The success of "The Spirit of Christmas" (as the combined videos became known) led to Comedy Central acquiring "South Park." And "South Park" was an instant smash-success. The adventures of four foul-mouthed children getting into wacky, sci-fi hijinks every week led to huge ratings for Comedy Central, which sparked a moral panic (as seemed to be the case with just about every god-damned thing in the '90s) which probably just led to higher ratings. In two years' time, "South Park" was big enough to justify making the leap to the big screen. In the early days it was a true phenomenon.
"South Park's" success was a game-changer in a lot of ways. For Comedy Central, it was the beginning of their ascendance into a pop culture megalith that only now is beginning to wane. People tuned in to see "South Park" but they gradually began to stay for the rest of it, the same way my sister and I had. And soon enough "The Man Show," "Win Ben Stein's Money" and other early remoras coasted along in "South Park's" wake, paving the way for later successes like "The Daily Show."
"South Park" may seem long-in-the-tooth now, but a reason for that is that it inspired a rash of ostensibly adult cartoons with a sophomoric, even juvenile sensibility, regardless of how sharp or intelligent the writing was. Despite Barbara Bush's early pearl-clutching, "The Simpsons" was always a family show. Though goofy, "The Critic" was never something you couldn't show on ABC in primetime after "Home Improvement." And even Pat Boone would probably be fine with the muted, character-based humor of "King of the Hill."

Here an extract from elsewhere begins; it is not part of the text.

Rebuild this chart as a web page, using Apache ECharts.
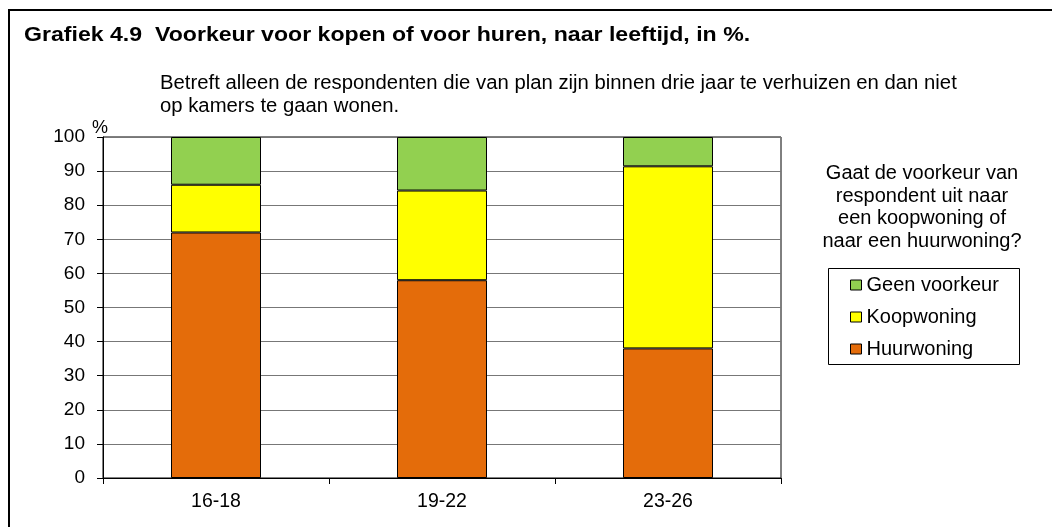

"South Park," though was scatological, sexual, and asocial. In the wasteland of basic cable it could afford to be, because the thought was no one was watching so cable channels could be more experimental. Except then people started watching. And like "The Simpsons" before it, "South Park" would inspire a slew of imitations and loving recreations. Its success also led to more cultural cachet for its creators, who would go on to create "Team America: World Police" and "The Book of Mormon" to major critical and financial success. But, interestingly enough, though they could have moved on many times, they've never stopped making "South Park." There's something to be said for first loves, I suppose.